▶ _Records supplied_
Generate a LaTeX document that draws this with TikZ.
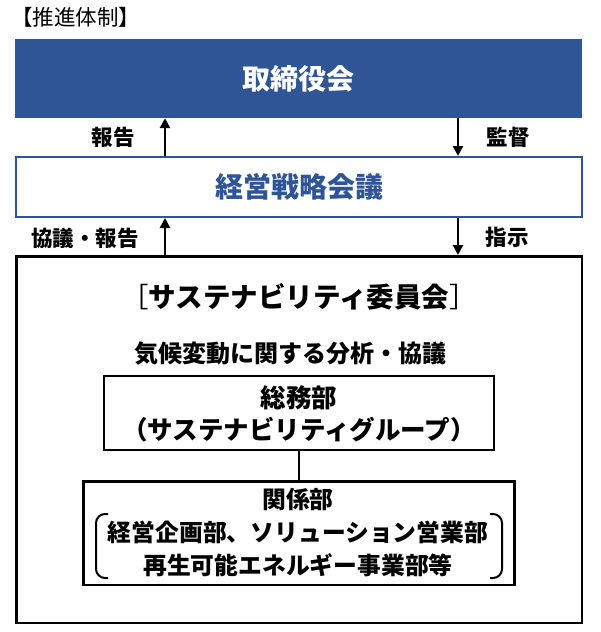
\documentclass[tikz,border=0pt]{standalone}
\usepackage{fontspec}
\setmainfont{Noto Sans CJK JP}
\usetikzlibrary{arrows.meta}
\definecolor{boardblue}{HTML}{2F5597}

\begin{document}
\begin{tikzpicture}[x=1pt, y=-1pt,
		box/.style={draw, line width=2.5pt, inner sep=0pt},
		arr/.style={line width=2.5pt, -{Triangle[length=10pt,width=10pt]}},
		lbl/.style={font=\fontsize{21.5}{24}\selectfont\bfseries},
		txt/.style={font=\fontsize{25.5}{32.5}\selectfont\bfseries, align=center}]
			\useasboundingbox (0,0) rectangle (600,632);

			\node[font=\fontsize{21.5}{24}\selectfont, anchor=west, inner sep=0pt] (title) at (11,17) {【推進体制】};

			\node[fill=boardblue, text=white, minimum width=567pt, minimum height=79pt, font=\fontsize{28}{30}\selectfont\bfseries] (board) at (298.5, 78.5) {取締役会};
			\node[draw=boardblue, line width=2pt, text=boardblue, minimum width=566pt, minimum height=60pt, font=\fontsize{28}{30}\selectfont\bfseries] (keiei) at (299, 187) {経営戦略会議};
			\node[box, minimum width=565.5pt, minimum height=366.5pt] (committee) at (299, 439.5) {};

			\node[lbl] (report) at (113, 137) {報告};
			\node[lbl] (audit) at (508, 137) {監督};
			\node[lbl] (discuss) at (85, 238) {協議・報告};
			\node[lbl] (order) at (507, 237) {指示};

			\node[font=\fontsize{27.5}{28}\selectfont\bfseries] (ctitle) at (299, 297) {{\mdseries ［}サステナビリティ委員会{\mdseries ］}};
			\node[font=\fontsize{24}{28}\selectfont\bfseries] (task) at (290, 354) {気候変動に関する分析・協議};

			\node[box, minimum width=390pt, minimum height=74pt] (soumu) at (299, 413) {};
			\node[txt] (soumutext) at (299, 414) {総務部\\（サステナビリティグループ）};

			\node[box, minimum width=431pt, minimum height=103.5pt] (kankei) at (299, 533) {};
			\node[txt, font=\fontsize{23.8}{33}\selectfont\bfseries] (kankeitext) at (298, 533) {関係部\\経営企画部、ソリューション営業部\\再生可能エネルギー事業部等};

			\coordinate (upx) at (165, 0);
			\coordinate (dnx) at (458, 0);

			\draw[arr] (keiei.north -| upx) -- (board.south -| upx);
			\draw[arr] (board.south -| dnx) -- (keiei.north -| dnx);
			\draw[arr] (committee.north -| upx) -- (keiei.south -| upx);
			\draw[arr] (keiei.south -| dnx) -- (committee.north -| dnx);

			\draw[line width=2.5pt] (soumu) -- (kankei);

			% parentheses round the two lines of kankei
			\draw[line width=2pt, rounded corners=9pt] (108, 514) -- (96, 514) -- (96, 578) -- (108, 578);
			\draw[line width=2pt, rounded corners=9pt] (490, 514) -- (502, 514) -- (502, 578) -- (490, 578);

		\end{tikzpicture}
\end{document}
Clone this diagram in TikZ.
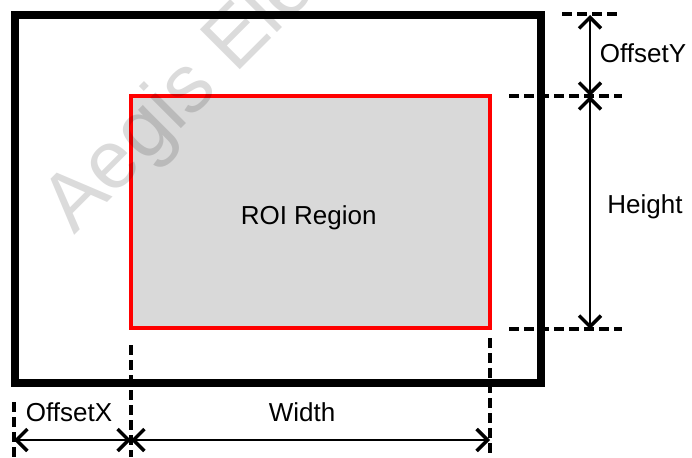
\documentclass[tikz,border=0pt]{standalone}
\usepackage{fontspec}
\setmainfont{Liberation Sans}
\usetikzlibrary{arrows.meta}
\begin{document}
\begin{tikzpicture}[x=1pt,y=-1pt,
  barb/.tip={Straight Barb[length=11pt,width=22pt,line width=3.5pt]},
  dimline/.style={line width=2.5pt,barb-barb},
  guide/.style={line width=3.5pt,dash pattern=on 10pt off 5pt},
  lbl/.style={font=\fontsize{26}{30}\selectfont,inner sep=0pt,anchor=base},
  roibox/.style={draw=red,fill=black!15,line width=4pt,minimum width=359pt,minimum height=232pt,inner sep=0pt}]
\useasboundingbox (0,0) rectangle (692,457);
% outer frame
\draw[line width=8pt] (14.5,15) rectangle (541,382.5);
% ROI
\node[roibox] (roi) at (310.5,212) {};
\node[lbl] (roitxt) at (308.7,224) {ROI Region};
% guide coordinates
\coordinate (ty1) at (562,14);   \coordinate (ty2) at (619,14);
\coordinate (my1) at (509,96);   \coordinate (my2) at (622,96);
\coordinate (by1) at (509,329);  \coordinate (by2) at (622,329);
\coordinate (lx1) at (14,402);   \coordinate (lx2) at (14,457);
\coordinate (cx1) at (131,345);  \coordinate (cx2) at (131,457);
\coordinate (rx1) at (490,338);  \coordinate (rx2) at (490,457);
\draw[guide] (ty1) -- (ty2);
\draw[guide] (my1) -- (my2);
\draw[guide] (by1) -- (by2);
\draw[guide] (lx1) -- (lx2);
\draw[guide] (cx1) -- (cx2);
\draw[guide] (rx1) -- (rx2);
% dimension arrows
\coordinate (ay1) at (590,15);
\coordinate (ay2) at (590,96);
\coordinate (ay3) at (590,329);
\coordinate (ax1) at (14,440);
\coordinate (ax2) at (131,440);
\coordinate (ax3) at (490,440);
\draw[dimline] (ay1) -- (ay2);
\draw[dimline] (ay2) -- (ay3);
\draw[dimline] (ax1) -- (ax2);
\draw[dimline] (ax2) -- (ax3);
% labels
\node[lbl] (offy) at (643,62.3) {OffsetY};
\node[lbl] (hgt) at (645,213.3) {Height};
\node[lbl] (offx) at (69,421) {OffsetX};
\node[lbl] (wid) at (302,421) {Width};
% watermark
\node[rotate=45,anchor=base west,inner sep=0pt,text=black,opacity=0.14,font=\fontsize{82}{90}\selectfont] (wm) at (74,236) {Aegis Ele};
\end{tikzpicture}
\end{document}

▶ _What you should do_
Every entry above is to be set down exactly; the pictures are to be left out.

▶ _Exercise answer_
Generate a LaTeX document that draws this with TikZ.
\documentclass[tikz,border=0pt]{standalone}
\usepackage{fontspec}
\setmainfont{Noto Sans CJK JP}
\usetikzlibrary{arrows.meta}
\definecolor{boardblue}{HTML}{2F5597}

\begin{document}
\begin{tikzpicture}[x=1pt, y=-1pt,
		box/.style={draw, line width=2.5pt, inner sep=0pt},
		arr/.style={line width=2.5pt, -{Triangle[length=10pt,width=10pt]}},
		lbl/.style={font=\fontsize{21.5}{24}\selectfont\bfseries},
		txt/.style={font=\fontsize{25.5}{32.5}\selectfont\bfseries, align=center}]
			\useasboundingbox (0,0) rectangle (600,632);

			\node[font=\fontsize{21.5}{24}\selectfont, anchor=west, inner sep=0pt] (title) at (11,17) {【推進体制】};

			\node[fill=boardblue, text=white, minimum width=567pt, minimum height=79pt, font=\fontsize{28}{30}\selectfont\bfseries] (board) at (298.5, 78.5) {取締役会};
			\node[draw=boardblue, line width=2pt, text=boardblue, minimum width=566pt, minimum height=60pt, font=\fontsize{28}{30}\selectfont\bfseries] (keiei) at (299, 187) {経営戦略会議};
			\node[box, minimum width=565.5pt, minimum height=366.5pt] (committee) at (299, 439.5) {};

			\node[lbl] (report) at (113, 137) {報告};
			\node[lbl] (audit) at (508, 137) {監督};
			\node[lbl] (discuss) at (85, 238) {協議・報告};
			\node[lbl] (order) at (507, 237) {指示};

			\node[font=\fontsize{27.5}{28}\selectfont\bfseries] (ctitle) at (299, 297) {{\mdseries ［}サステナビリティ委員会{\mdseries ］}};
			\node[font=\fontsize{24}{28}\selectfont\bfseries] (task) at (290, 354) {気候変動に関する分析・協議};

			\node[box, minimum width=390pt, minimum height=74pt] (soumu) at (299, 413) {};
			\node[txt] (soumutext) at (299, 414) {総務部\\（サステナビリティグループ）};

			\node[box, minimum width=431pt, minimum height=103.5pt] (kankei) at (299, 533) {};
			\node[txt, font=\fontsize{23.8}{33}\selectfont\bfseries] (kankeitext) at (298, 533) {関係部\\経営企画部、ソリューション営業部\\再生可能エネルギー事業部等};

			\coordinate (upx) at (165, 0);
			\coordinate (dnx) at (458, 0);

			\draw[arr] (keiei.north -| upx) -- (board.south -| upx);
			\draw[arr] (board.south -| dnx) -- (keiei.north -| dnx);
			\draw[arr] (committee.north -| upx) -- (keiei.south -| upx);
			\draw[arr] (keiei.south -| dnx) -- (committee.north -| dnx);

			\draw[line width=2.5pt] (soumu) -- (kankei);

			% parentheses round the two lines of kankei
			\draw[line width=2pt, rounded corners=9pt] (108, 514) -- (96, 514) -- (96, 578) -- (108, 578);
			\draw[line width=2pt, rounded corners=9pt] (490, 514) -- (502, 514) -- (502, 578) -- (490, 578);

		\end{tikzpicture}
\end{document}
Clone this diagram in TikZ.
\documentclass[tikz,border=0pt]{standalone}
\usepackage{fontspec}
\setmainfont{Liberation Sans}
\usetikzlibrary{arrows.meta}
\begin{document}
\begin{tikzpicture}[x=1pt,y=-1pt,
  barb/.tip={Straight Barb[length=11pt,width=22pt,line width=3.5pt]},
  dimline/.style={line width=2.5pt,barb-barb},
  guide/.style={line width=3.5pt,dash pattern=on 10pt off 5pt},
  lbl/.style={font=\fontsize{26}{30}\selectfont,inner sep=0pt,anchor=base},
  roibox/.style={draw=red,fill=black!15,line width=4pt,minimum width=359pt,minimum height=232pt,inner sep=0pt}]
\useasboundingbox (0,0) rectangle (692,457);
% outer frame
\draw[line width=8pt] (14.5,15) rectangle (541,382.5);
% ROI
\node[roibox] (roi) at (310.5,212) {};
\node[lbl] (roitxt) at (308.7,224) {ROI Region};
% guide coordinates
\coordinate (ty1) at (562,14);   \coordinate (ty2) at (619,14);
\coordinate (my1) at (509,96);   \coordinate (my2) at (622,96);
\coordinate (by1) at (509,329);  \coordinate (by2) at (622,329);
\coordinate (lx1) at (14,402);   \coordinate (lx2) at (14,457);
\coordinate (cx1) at (131,345);  \coordinate (cx2) at (131,457);
\coordinate (rx1) at (490,338);  \coordinate (rx2) at (490,457);
\draw[guide] (ty1) -- (ty2);
\draw[guide] (my1) -- (my2);
\draw[guide] (by1) -- (by2);
\draw[guide] (lx1) -- (lx2);
\draw[guide] (cx1) -- (cx2);
\draw[guide] (rx1) -- (rx2);
% dimension arrows
\coordinate (ay1) at (590,15);
\coordinate (ay2) at (590,96);
\coordinate (ay3) at (590,329);
\coordinate (ax1) at (14,440);
\coordinate (ax2) at (131,440);
\coordinate (ax3) at (490,440);
\draw[dimline] (ay1) -- (ay2);
\draw[dimline] (ay2) -- (ay3);
\draw[dimline] (ax1) -- (ax2);
\draw[dimline] (ax2) -- (ax3);
% labels
\node[lbl] (offy) at (643,62.3) {OffsetY};
\node[lbl] (hgt) at (645,213.3) {Height};
\node[lbl] (offx) at (69,421) {OffsetX};
\node[lbl] (wid) at (302,421) {Width};
% watermark
\node[rotate=45,anchor=base west,inner sep=0pt,text=black,opacity=0.14,font=\fontsize{82}{90}\selectfont] (wm) at (74,236) {Aegis Ele};
\end{tikzpicture}
\end{document}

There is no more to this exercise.